As we mark the entry into 2012, many people will have made resolutions for this New Year. Resolutions are as much a part of New Year as the dropping of the ball at Times Square, the countdown to midnight and the singing of Auld Lang Syne. On the US Government website, in a section explaining American holidays, it offers a list of popular New Year’s resolutions, with links to help people achieve their goals.
The problem is that alongside the ritual of making New Year’s resolutions, we also have our tradition of breaking New Year’s resolutions. According to a number of studies; despite high optimism when resolutions were made, less than 25% of people succeed in achieving the goals which they set for themselves. There are numerous suggestions for making the resolutions stick: be realistic, find support, persevere, and create a plan.
I have essentially given up on making New Year’s resolutions because I sit firmly in the 75% of people who year after year fail with the pledges which they make. I have resolved to go to the gym on a regular basis, which has ended up being a regular once every two months. I have resolved to eat more healthily; succeeding with the ‘more’, but not with the ‘healthily’. And alongside these two are a number of other failures.
So instead of looking to the secular world, I think we can look to our own Jewish tradition for inspiration with our New Year’s resolutions. Instead of beginning Rosh Hashanah with resolutions, our preparation for the Jewish New Year began with the reflections of the month of Elul. We recited additional prayers, we began the process of apologizing to people and we began to prepare ourselves for the New Year. And then we allowed ourselves a period of ten days, culminating in Yom Kippur, to continue this work.

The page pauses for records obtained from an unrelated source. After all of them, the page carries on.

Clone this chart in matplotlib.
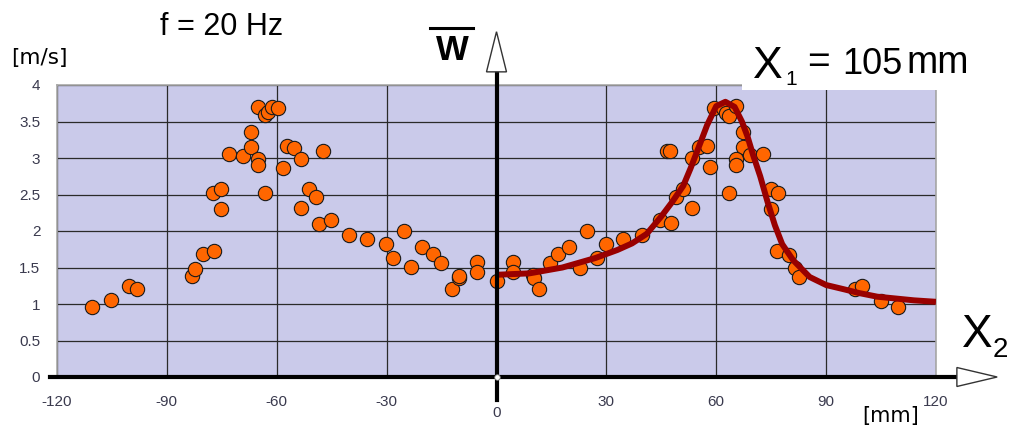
import matplotlib
matplotlib.use("Agg")
import matplotlib.pyplot as plt
from matplotlib.patches import Polygon, Rectangle
from matplotlib.lines import Line2D

# measured velocity, left half (x < 0) and right half (x > 0)
left_x = [-110.4, -105.3, -100.3, -98.2, -83.1, -82.3, -80.2, -77.2, -77.4, -75.2,
          -75.2, -73.1, -69.3, -67.1, -67.1, -65.1, -65.1, -65.2, -63.2, -62.3,
          -61.2, -59.6, -63.3, -58.3, -57.3, -55.3, -53.3, -47.5, -53.4, -51.1,
          -49.3, -48.4, -45.2, -40.4, -35.3, -30.3, -28.2, -25.2, -23.3, -20.3,
          -17.3, -15.2, -12.2, -10.3, -10.2, -5.2, -5.2, 0.0]
left_y = [0.96, 1.05, 1.24, 1.21, 1.38, 1.48, 1.68, 1.73, 2.52, 2.58,
          2.30, 3.05, 3.03, 3.35, 3.15, 2.98, 2.91, 3.70, 3.59, 3.63,
          3.70, 3.69, 2.52, 2.86, 3.17, 3.14, 2.99, 3.10, 2.31, 2.58,
          2.46, 2.10, 2.15, 1.94, 1.89, 1.82, 1.63, 2.00, 1.51, 1.78,
          1.68, 1.56, 1.21, 1.35, 1.39, 1.57, 1.44, 1.32]

right_x = [4.6, 4.6, 9.9, 10.2, 11.7, 14.6, 16.8, 19.7, 22.8, 24.6,
           27.5, 29.8, 34.6, 39.8, 44.6, 47.7, 49.0, 51.0, 53.5, 53.3,
           55.4, 57.4, 58.3, 46.6, 47.4, 59.4, 61.8, 62.7, 63.6, 65.4,
           63.5, 67.2, 67.4, 65.4, 65.4, 69.2, 72.9, 74.9, 76.8, 74.9,
           76.7, 79.9, 81.5, 82.7, 97.9, 99.7, 104.9, 109.7]
right_y = [1.57, 1.44, 1.40, 1.36, 1.21, 1.56, 1.68, 1.78, 1.50, 2.00,
           1.63, 1.82, 1.89, 1.95, 2.15, 2.11, 2.47, 2.58, 2.31, 3.00,
           3.15, 3.17, 2.87, 3.10, 3.10, 3.69, 3.68, 3.61, 3.57, 3.71,
           2.52, 3.35, 3.15, 2.99, 2.91, 3.04, 3.05, 2.58, 2.52, 2.30,
           1.73, 1.67, 1.49, 1.37, 1.21, 1.25, 1.04, 0.96]

# resonance curve
curve_x = [0, 9, 18, 27, 33, 37, 41, 45, 48, 51, 53, 55, 57.5, 60, 62.5, 65,
           67, 68.5, 70, 72, 74, 76, 78, 81, 85.5, 90, 95, 99, 104, 108, 114, 120]
curve_y = [1.40, 1.42, 1.50, 1.63, 1.74, 1.83, 1.96, 2.20, 2.40, 2.62, 2.86, 3.12,
           3.45, 3.71, 3.77, 3.70, 3.50, 3.30, 3.05, 2.75, 2.40, 2.08, 1.82, 1.60,
           1.37, 1.26, 1.20, 1.15, 1.10, 1.08, 1.05, 1.03]

x_ticks = [-120, -90, -60, -30, 0, 30, 60, 90, 120]
x_labels = ["-120", "-90", "-60", "-30", "", "30", "60", "90", "120"]
y_ticks = [0, 0.5, 1, 1.5, 2, 2.5, 3, 3.5, 4]
y_labels = ["0", "0.5", "1", "1.5", "2", "2.5", "3", "3.5", "4"]

W, H = 1011, 430
plt.rcParams["font.family"] = ["Liberation Sans", "DejaVu Sans"]

fig = plt.figure(figsize=(W / 100, H / 100), dpi=100)
ax = fig.add_axes([57 / W, 53 / H, 879 / W, 292 / H])
ax.set_facecolor("#cacaea")
ax.set_xlim(-120, 120)
ax.set_ylim(0, 4)

ax.set_xticks(x_ticks)
ax.set_xticklabels(x_labels)
ax.set_yticks(y_ticks)
ax.set_yticklabels(y_labels)
ax.tick_params(length=0, labelsize=11, labelcolor="#3a3a4e")
ax.tick_params(axis="y", pad=12)
ax.tick_params(axis="x", pad=13)
ax.grid(True, color="#2a2a2a", lw=0.9)
ax.set_axisbelow(True)

for side in ["left", "top", "right"]:
    ax.spines[side].set_color("#a8a8a8")
    ax.spines[side].set_linewidth(1.2)
ax.spines["bottom"].set_visible(False)

# data points and fitted curve
ax.plot(left_x, left_y, "o", ms=10.3, mfc="#ff6600", mec="#1a1a1a", mew=0.8, zorder=4)
ax.plot(right_x, right_y, "o", ms=10.3, mfc="#ff6600", mec="#1a1a1a", mew=0.8, zorder=4)
ax.plot(curve_x, curve_y, color="#990000", lw=4.3, solid_capstyle="butt", zorder=5)

# horizontal axis with open arrow
ax.plot([-121.9, 125.7], [0, 0], color="black", lw=3, clip_on=False, zorder=6)
ax.add_patch(Polygon([(125.7, 0.13), (125.7, -0.13), (136.7, 0)], closed=True,
                     facecolor="white", edgecolor="#333333", lw=1, clip_on=False, zorder=7))

# vertical axis with open arrow
ax.plot([0, 0], [-0.315, 4.18], color="black", lw=3, clip_on=False, zorder=6)
ax.add_patch(Polygon([(-2.73, 4.18), (2.73, 4.18), (0, 4.73)], closed=True,
                     facecolor="white", edgecolor="#333333", lw=1, clip_on=False, zorder=7))
ax.plot([0], [0], "o", ms=4, mfc="white", mec="#777777", mew=0.6, clip_on=False, zorder=8)
ax.text(0, -0.49, "0", ha="center", va="center", fontsize=11, color="#3a3a4e")

# white label box over the top right of the plot
ax.add_patch(Rectangle((67.0, 3.93), 53.5, 0.25, facecolor="white", edgecolor="none",
                       clip_on=False, zorder=3))

def fx(px):
    return px / W

def fy(py):
    return 1 - py / H

fig.text(fx(160), fy(35), "f = 20 Hz", fontsize=22, va="baseline", ha="left")
fig.text(fx(11), fy(58), "[m/s]", fontsize=15.5, va="center", ha="left", family="DejaVu Sans")
fig.text(fx(862), fy(416), "[mm]", fontsize=15, va="center", ha="left", family="DejaVu Sans")

fig.text(fx(436), fy(60), "W", fontsize=25, weight="bold", va="baseline", ha="left")
fig.add_artist(Line2D([fx(430), fx(473)], [fy(28), fy(28)], color="black", lw=2.2))

fig.text(fx(753), fy(78), "X", fontsize=32, va="baseline", ha="left")
fig.text(fx(785), fy(85), "1", fontsize=15, va="baseline", ha="left")
fig.text(fx(807), fy(73), "=", fontsize=28, va="baseline", ha="left")
fig.text(fx(842), fy(74), "105", fontsize=26, va="baseline", ha="left")
fig.text(fx(906), fy(73), "mm", fontsize=27, va="baseline", ha="left")

fig.text(fx(962), fy(347), "X", fontsize=33, va="baseline", ha="left")
fig.text(fx(993), fy(357), "2", fontsize=20, va="baseline", ha="left")

fig.savefig("out.png", dpi=100)
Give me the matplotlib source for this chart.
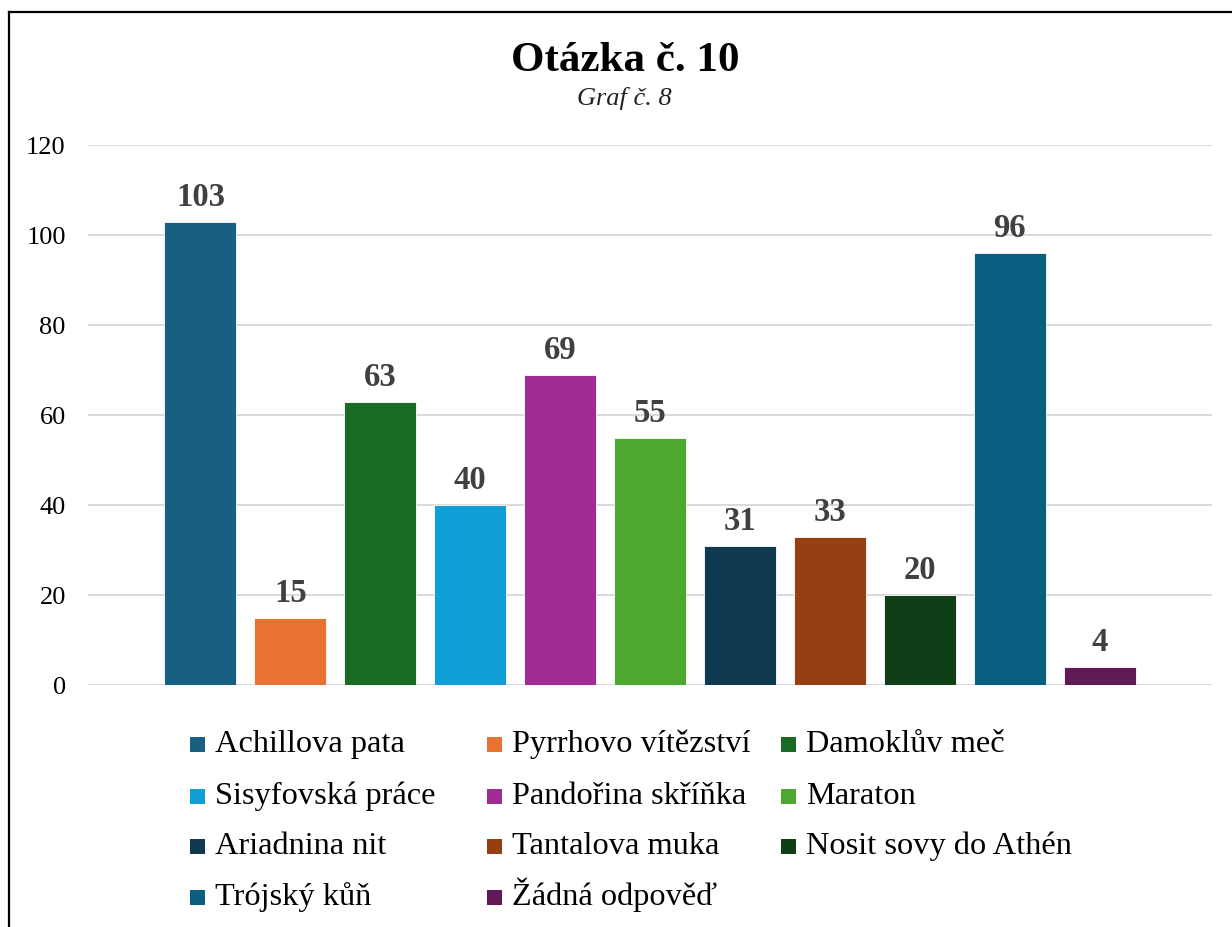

The resolution is not instantaneous; instead we have a period of forty days in which to begin the process of change for the forthcoming year.
The preparation we make for our Jewish New Year is reflective, introspective, and thoughtful. We resolve to treat others, ourselves, and our community with more care and understanding. We resolve to make the world around us a better place. We resolve to make vows, or resolutions, that we won’t have to cancel the next year. Yet, do we give the same careful thought and consideration to the days, and subsequently, the year that follows? With all the pressures of our modern world, how can we carry the resolutions of Rosh Hashanah into the year, which follows?
We can use the secular New Year to make a new series of resolutions, which we are unlikely to keep, or we can use it as a ruler by which to measure our strides forward, or sometimes steps backwards, from the resolutions we made on OUR New Year. We can reflect on the mistakes we have repeated, and we can celebrate the places in our lives in which we have been able to make real change. This secular New Year is really a way to ensure that our Jewish New Year retains its meaning and that the vows we made to ourselves, each other, and to God, don’t get lost in the resolution abyss. And it could be that if we really take full advantage of this New Year as a way to measure our progress, we might even have less to repent for come the next Jewish New Year.